# Women!!....



## 88781 (May 9, 2005)

There was an attorney who got home late one evening after a very taxing day
trying to get a stay of execution for a client, named Wilbur Wright, who was
due to be hanged for murder at midnight. His last minute plea for clemency
to the state governor had failed and he was feeling tired and depressed.

As soon as he got through the door his wife started on about,
"What time of night do you call this? Where the hell have you been?" and so
on.

Too shattered to play his usual role in this familiar ritual, he went and
poured himself a very large whisky and headed off to the bathroom for a long
hot soak -- pursued by the predictable sarcastic remarks.

While he was in the bathroom the phone rang, which the wife answered to be
told that her husband's client had been granted his stay of execution after
all.

Realizing what a day he must have had, she relented a little and went
upstairs to give him the good news.

As she opened the bathroom door she was greeted by the sight of her
husband's rear view as he bent naked over the bathtub in order to clean the
tub.

"They're not hanging Wright tonight," she said, at which the attorney
whirled round and screamed hysterically,
"For crying out loud woman, don't you ever stop?"
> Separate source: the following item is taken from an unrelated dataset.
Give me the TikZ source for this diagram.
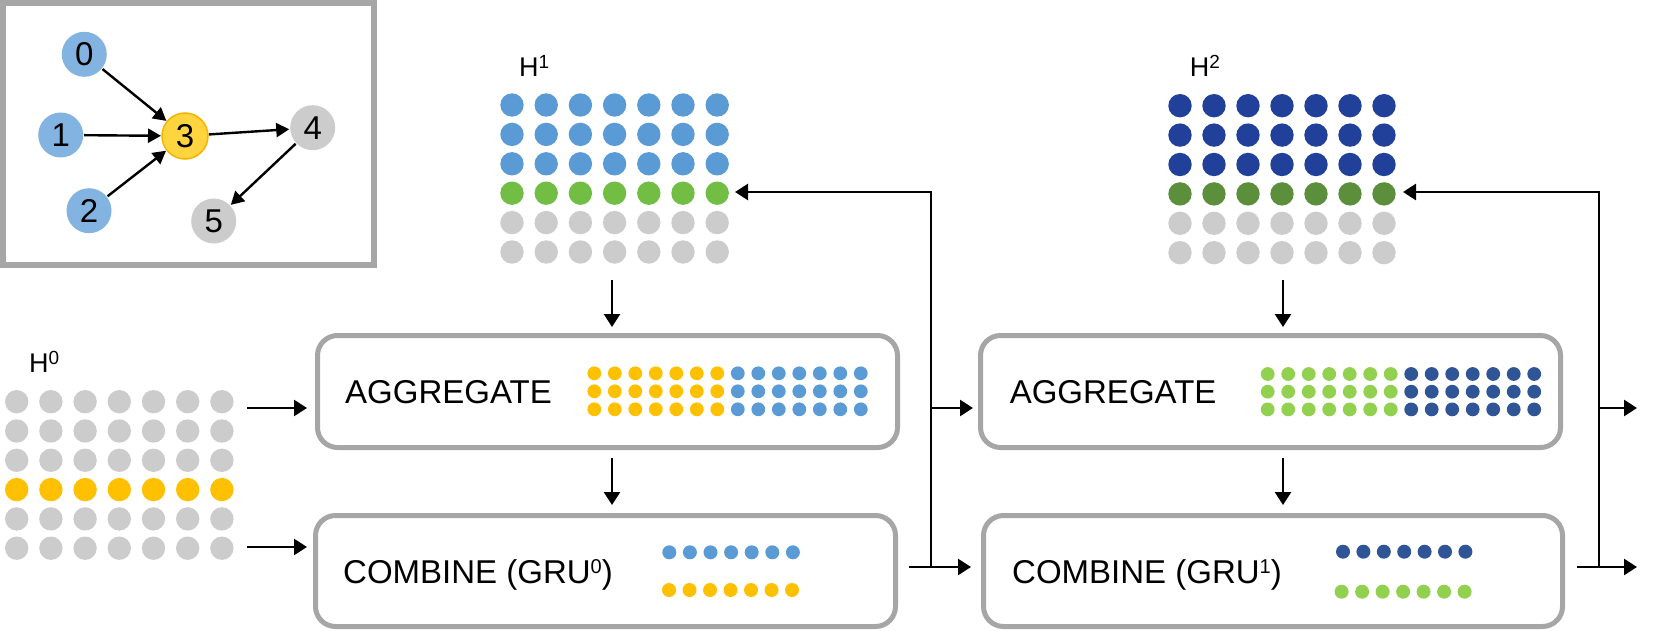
\documentclass[tikz,border=0pt]{standalone}
\usepackage{fontspec}
\setmainfont{Liberation Sans}
\usetikzlibrary{arrows.meta}
\definecolor{boxgrey}{HTML}{A6A6A6}
\definecolor{dgrey}{HTML}{CCCCCC}
\definecolor{yel}{HTML}{FFC000}
\definecolor{bluA}{HTML}{5B9BD5}
\definecolor{grnA}{HTML}{72BE44}
\definecolor{bluB}{HTML}{21409A}
\definecolor{grnB}{HTML}{5B8F3B}
\definecolor{grnC}{HTML}{92D050}
\definecolor{bluC}{HTML}{2F5597}
\definecolor{gblue}{HTML}{83B3E0}
\definecolor{gyel}{HTML}{FFD43F}
\definecolor{gorange}{HTML}{F5B400}
\newcommand\mysup[1]{\raisebox{10pt}{\fontsize{20}{20}\selectfont #1}}
\newcommand\hsup[1]{\raisebox{8pt}{\fontsize{19}{19}\selectfont #1}}
\begin{document}
\begin{tikzpicture}[x=1pt,y=-1pt,
  arr/.style={draw=black, line width=2.6pt, -{Triangle[length=13pt,width=16pt]}},
  garr/.style={draw=black, line width=2.4pt, -{Triangle[length=13pt,width=14pt]}},
  box/.style={draw=boxgrey, line width=5pt, rounded corners=20pt, minimum width=580pt, minimum height=112pt, inner sep=0pt, outer sep=0pt},
  gnode/.style={circle, minimum size=45pt, inner sep=0pt, outer sep=1pt, font=\fontsize{33}{33}\selectfont},
  lbl/.style={anchor=base west, inner sep=0pt, font=\fontsize{33}{38}\selectfont},
  hlbl/.style={anchor=base west, inner sep=0pt, font=\fontsize{27}{30}\selectfont}
]
\useasboundingbox (0,0) rectangle (1654,631);

% ---- small graph ----
\draw[boxgrey, line width=6pt] (3,3) rectangle (374,265);
\node[gnode, fill=gblue] (n0) at (84.3,54.3) {0};
\node[gnode, fill=gblue] (n1) at (60.7,135) {1};
\node[gnode, fill=gblue] (n2) at (89,210.7) {2};
\node[gnode, fill=gyel, draw=gorange, line width=1.5pt, minimum size=46pt] (n3) at (185,136) {3};
\node[gnode, fill=dgrey] (n4) at (312.7,127.7) {4};
\node[gnode, fill=dgrey] (n5) at (213.7,221) {5};
\draw[garr] (n0) -- (n3);
\draw[garr] (n1) -- (n3);
\draw[garr] (n2) -- (n3);
\draw[garr] (n3) -- (n4);
\draw[garr] (n4) -- (n5);

% ---- H0 ----
\node[hlbl] (lh0) at (29,372) {H\hsup{0}};
\foreach \j/\c in {0/dgrey,1/dgrey,2/dgrey,3/yel,4/dgrey,5/dgrey}
  \foreach \i in {0,...,6}
    \fill[\c] ({16.7+34.2*\i},{401.7+29.3*\j}) circle[radius=11.7];

% ---- H1 ----
\node[hlbl] (lh1) at (519,77) {H\hsup{1}};
\foreach \j/\c in {0/bluA,1/bluA,2/bluA,3/grnA,4/dgrey,5/dgrey}
  \foreach \i in {0,...,6}
    \fill[\c] ({512+34.2*\i},{105+29.4*\j}) circle[radius=11.7];

% ---- H2 ----
\node[hlbl] (lh2) at (1189.7,77) {H\hsup{2}};
\foreach \j/\c in {0/bluB,1/bluB,2/bluB,3/grnB,4/dgrey,5/dgrey}
  \foreach \i in {0,...,6}
    \fill[\c] ({1180+34*\i},{105.7+29.4*\j}) circle[radius=11.7];

% ---- boxes ----
\node[box] (agg0) at (607.5,391.5) {};
\node[box, minimum height=111pt] (comb0) at (605.5,571) {};
\node[box] (agg1) at (1270.5,391.5) {};
\node[box, minimum height=111pt, minimum width=579pt] (comb1) at (1273,571) {};

\node[lbl] (ta0) at (345,403) {AGGREGATE};
\node[lbl] (tc0) at (343,583) {COMBINE (GRU\mysup{0})};
\node[lbl] (ta1) at (1009.6,403) {AGGREGATE};
\node[lbl] (tc1) at (1012,583) {COMBINE (GRU\mysup{1})};

% dots in boxes
\foreach \j in {0,1,2} {
  \foreach \i in {0,...,6} {
    \fill[yel] ({594.3+20.5*\i},{373.3+18*\j}) circle[radius=6.9];
    \fill[bluA] ({594.3+20.5*(\i+7)},{373.3+18*\j}) circle[radius=6.9];
    \fill[grnC] ({1267.7+20.5*\i},{374+17.7*\j}) circle[radius=6.9];
    \fill[bluC] ({1267.7+20.5*(\i+7)},{374+17.7*\j}) circle[radius=6.9];
  }
}
\foreach \i in {0,...,6} {
  \fill[bluA] ({669.3+20.6*\i},552.3) circle[radius=7];
  \fill[yel] ({669+20.5*\i},590) circle[radius=7];
  \fill[bluC] ({1343+20.4*\i},551.7) circle[radius=7];
  \fill[grnC] ({1341.6+20.5*\i},591.7) circle[radius=7];
}

% ---- connectors ----
\coordinate (h0a) at (247,408);
\coordinate (h0b) at (247,547);
\draw[arr, shorten >=10.5pt] (h0a) -- (h0a -| agg0.west);
\draw[arr, shorten >=8.5pt] (h0b) -- (h0b -| comb0.west);

\coordinate (h1d) at (612,280);
\draw[arr, shorten >=8.5pt] (h1d) -- (h1d |- agg0.north);
\draw[arr, shorten <=10.5pt, shorten >=10.5pt] (agg0.south -| h1d) -- (comb0.north -| h1d);

\coordinate (h2d) at (1283,280);
\draw[arr, shorten >=8.5pt] (h2d) -- (h2d |- agg1.north);
\draw[arr, shorten <=10.5pt, shorten >=10.5pt] (agg1.south -| h2d) -- (comb1.north -| h2d);

\coordinate (j0) at (931,567);
\coordinate (j0a) at (931,408);
\coordinate (j0t) at (931,192);
\coordinate (h1g) at (735,192);
\draw[arr, shorten <=13.5pt, shorten >=12.5pt] (comb0.east |- j0) -- (comb1.west |- j0);
\draw[arr] (j0) -- (j0t) -- (h1g);
\draw[arr, shorten >=7.5pt] (j0a) -- (j0a -| agg1.west);

\coordinate (j1) at (1599,567);
\coordinate (j1a) at (1599,408);
\coordinate (j1t) at (1599,192);
\coordinate (h2g) at (1403,192);
\coordinate (o1) at (1637,567);
\coordinate (o2) at (1637,408);
\draw[arr, shorten <=14.5pt] (comb1.east |- j1) -- (o1);
\draw[arr] (j1) -- (j1t) -- (h2g);
\draw[arr] (j1a) -- (o2);
\end{tikzpicture}
\end{document}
....Priceless!.... Dave :lol:


----------



## Anonymous (Nov 10, 2000)

I loicked that one. Reminds me, and I may be repeating myself, of our close friends years ago who, just married, could only manage Butlins for a honeymoon.

They arrived there a little late and tired so the wife said she would go down to the Butlins shop to get a couple of things for supper.

This she did and she walked back to the chalet opened the door and there was her husband bending over and towelling himsef down after a shower.

I presume newly wed enthusiasm caused her to stick her hand between his legs and grabbed his goolies with a wicked chuckle.

It was perhaps a tad unfortunate that she had gone in the wrong chalet and they left the following morning breaking the world record for the shortest honeymoon.

We still see them regularly as they too moved out of London to Aylesbury.


----------